Napa County now offers alternatives to jail including citing and releasing non-violent offenders, home detention and offering more and better off-site rehabilitation programs.

“Those who are enrolled in a rehab program and diligently work at it have about a 70 percent success rate of getting employed when they are released,” Melton said.

To keep offenders from returning to jail, “we need to provide correctional services to inmates including job skills, parenting and alcohol and drug abuse counseling,” he said.  “Eighty-five percent of our jail inmates are in there because of alcohol or drug abuse.”

There is no need to put everyone who breaks the law in jail, Melton said: “We have to incarcerate the right people.”

Vare agreed some inmates do not need to serve their time in jail.

“There is electronic monitoring, probation supervision which places inmates in a adult probation supervised day program,” he said.

“Jail crowding becomes a problem when it is not managed. Law enforcement understands this problem  and is working to help reduce it, ” Vare said. “We get an enormous amount of cooperation from the police and sheriff’s departments to make sure the right people are put in jail.”

Whether to cite and release an offender, instead of making an arrest, is “a judgement call for the officer,” Melton said.

“We also have to take into account if a crime is being committed or a violation of probation.”

When a person is cited and released, he or she is given a citation to appear in court on a certain date. If somebody doesn’t show up as cited, an arrest warrant is issued.
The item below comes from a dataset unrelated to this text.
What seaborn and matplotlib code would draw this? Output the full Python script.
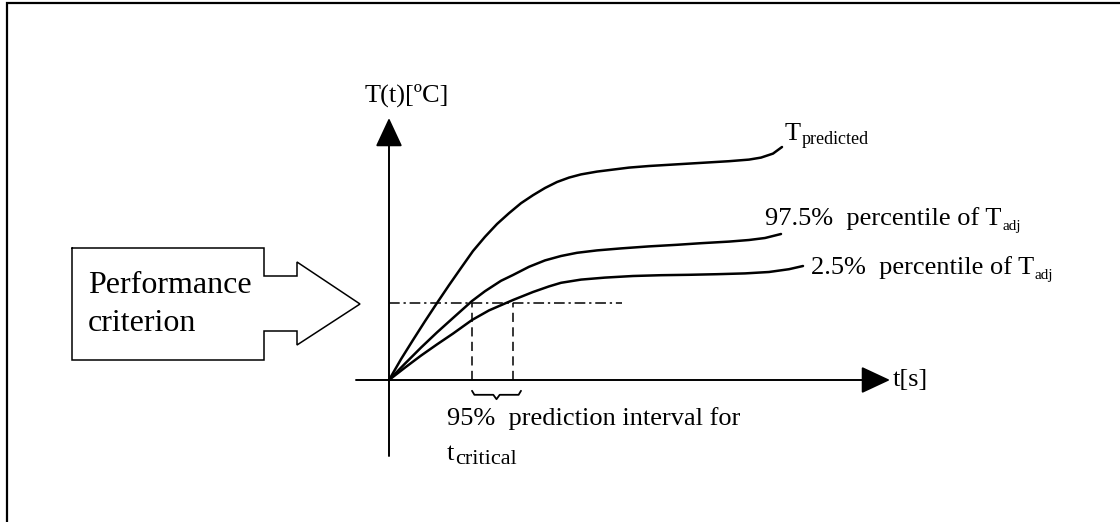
import matplotlib
matplotlib.use("Agg")
import matplotlib.pyplot as plt
import pandas as pd
import seaborn as sns

# schematic curves (t and T in arbitrary units)
t_pred = [0, 0.3, 0.6, 0.9, 1.2, 1.5, 1.8, 2.1, 2.4, 2.7, 3.0, 3.3, 3.6, 3.9, 4.2, 4.5, 4.8,
          5.2, 5.6, 6.0, 6.5, 7.0, 7.5, 8.0, 8.5, 9.0, 9.3, 9.6, 9.825]
T_pred = [0, 0.52, 1.0, 1.47, 1.925, 2.37, 2.8, 3.225, 3.58, 3.9, 4.17, 4.42, 4.62, 4.8, 4.95,
          5.06, 5.14, 5.21, 5.26, 5.31, 5.35, 5.38, 5.41, 5.44, 5.47, 5.51, 5.56, 5.66, 5.825]

t_hi = [0, 0.4, 0.8, 1.2, 1.6, 2.075, 2.4, 2.8, 3.1, 3.5, 3.9, 4.3, 4.7, 5.2, 5.8, 6.5, 7.2,
        7.8, 8.5, 9.0, 9.4, 9.8]
T_hi = [0, 0.41, 0.81, 1.19, 1.55, 1.975, 2.22, 2.48, 2.625, 2.83, 2.99, 3.1, 3.18, 3.24, 3.29,
        3.34, 3.38, 3.42, 3.46, 3.5, 3.55, 3.65]

t_lo = [0, 0.4, 0.8, 1.2, 1.6, 2.075, 2.5, 3.1, 3.6, 4.0, 4.3, 4.8, 5.4, 6.1, 6.8, 7.5, 8.2,
        8.9, 9.5, 10.0, 10.35]
T_lo = [0, 0.31, 0.61, 0.89, 1.16, 1.5, 1.74, 2.0, 2.2, 2.34, 2.43, 2.51, 2.56, 2.6, 2.62,
        2.63, 2.645, 2.665, 2.7, 2.77, 2.85]

T_crit = 1.925           # performance criterion level
t_crit = [2.075, 3.1]    # 95% prediction interval for t_critical
crit_end = 5.825

curves = pd.concat([
    pd.DataFrame({"t": t_pred, "T": T_pred, "curve": "pred"}),
    pd.DataFrame({"t": t_hi, "T": T_hi, "curve": "hi"}),
    pd.DataFrame({"t": t_lo, "T": T_lo, "curve": "lo"}),
])

sns.set_theme(style="white")
plt.rcParams["font.family"] = ["Liberation Serif", "DejaVu Serif"]
plt.rcParams["text.color"] = "black"

fig = plt.figure(figsize=(11.2, 5.22), dpi=100)
ax = fig.add_axes([0, 0, 1, 1])
ax.set_xlim(-9.725, 18.275)
ax.set_ylim(-3.55, 9.5)
ax.axis("off")

sns.lineplot(data=curves, x="t", y="T", hue="curve", units="curve", estimator=None,
             palette={"pred": "black", "hi": "black", "lo": "black"},
             linewidth=1.8, legend=False, ax=ax, sort=False)

# axes with arrow heads
head = dict(arrowstyle="-|>,head_length=1.5,head_width=0.7", lw=1.4, color="black",
            shrinkA=0, shrinkB=0)
ax.annotate("", xy=(12.525, 0), xytext=(-0.825, 0), arrowprops=head)
ax.annotate("", xy=(0, 6.55), xytext=(0, -1.9), arrowprops=head)

# criterion level and interval
ax.plot([0, crit_end], [T_crit, T_crit], color="black", lw=1.1, dashes=(7, 2.5, 1.5, 2.5))
for tc in t_crit:
    ax.plot([tc, tc], [0, T_crit], color="black", lw=1.1, dashes=(6, 3.5))

# curly brace under the interval
a, b = t_crit[0], t_crit[1] + 0.2
m = (a + b) / 2
ax.plot([a, a + 0.06, m - 0.08, m, m + 0.08, b - 0.06, b],
        [-0.27, -0.37, -0.37, -0.48, -0.37, -0.37, -0.27], color="black", lw=1.3)

# performance criterion arrow-box
px = [-7.925, -3.125, -3.125, -2.3, -2.3, -0.725, -2.3, -2.3, -3.125, -3.125, -7.925, -7.925]
py = [3.3, 3.3, 2.6, 2.6, 2.95, 1.9, 0.875, 1.225, 1.225, 0.5, 0.5, 3.3]
ax.plot(px, py, color="black", lw=1.1, solid_joinstyle="miter")

# frame (left and top only)
ax.plot([-9.55, -9.55, 18.3], [-3.6, 9.43, 9.43], color="black", lw=1.6, solid_joinstyle="miter")

fs = 19
ax.text(-7.525, 2.175, "Performance", fontsize=23, va="baseline")
ax.text(-7.525, 1.225, "criterion", fontsize=23, va="baseline")
ax.text(-0.6, 6.95, "T(t)[ºC]", fontsize=fs, va="baseline")
ax.text(12.6, 0, "t[s]", fontsize=fs, va="center")


def sub_label(x, y, main, sub, size, sub_size, dy):
    txt = ax.text(x, y, main, fontsize=size, va="baseline")
    ax.annotate(sub, xy=(1, 0), xycoords=txt, xytext=(0.5, dy), textcoords="offset points",
                fontsize=sub_size, va="baseline", ha="left")


sub_label(9.9, 6.0, "T", "predicted", fs, 13, 1)
sub_label(9.4, 3.875, "97.5%  percentile of T", "adj", fs, 11, 0)
sub_label(10.55, 2.65, "2.5%  percentile of T", "adj", fs, 11, 0)
ax.text(1.45, -1.125, "95%  prediction interval for", fontsize=fs, va="baseline")
sub_label(1.45, -2.0, "t", "critical", fs, 16, 1)

fig.savefig("out.png", dpi=100)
Vare said it’s too soon to know the effect on Napa’s jail of the new state realignment bill.

The law will not return any prisoners to the counties who were committed before the bill was signed. Those prisoners will remain in state prison to finish out their sentences or until they are paroled.

The bill only applies to those sentenced to prison for up to three years. It also excludes those convicted of violent crimes, serious crimes and sex crimes.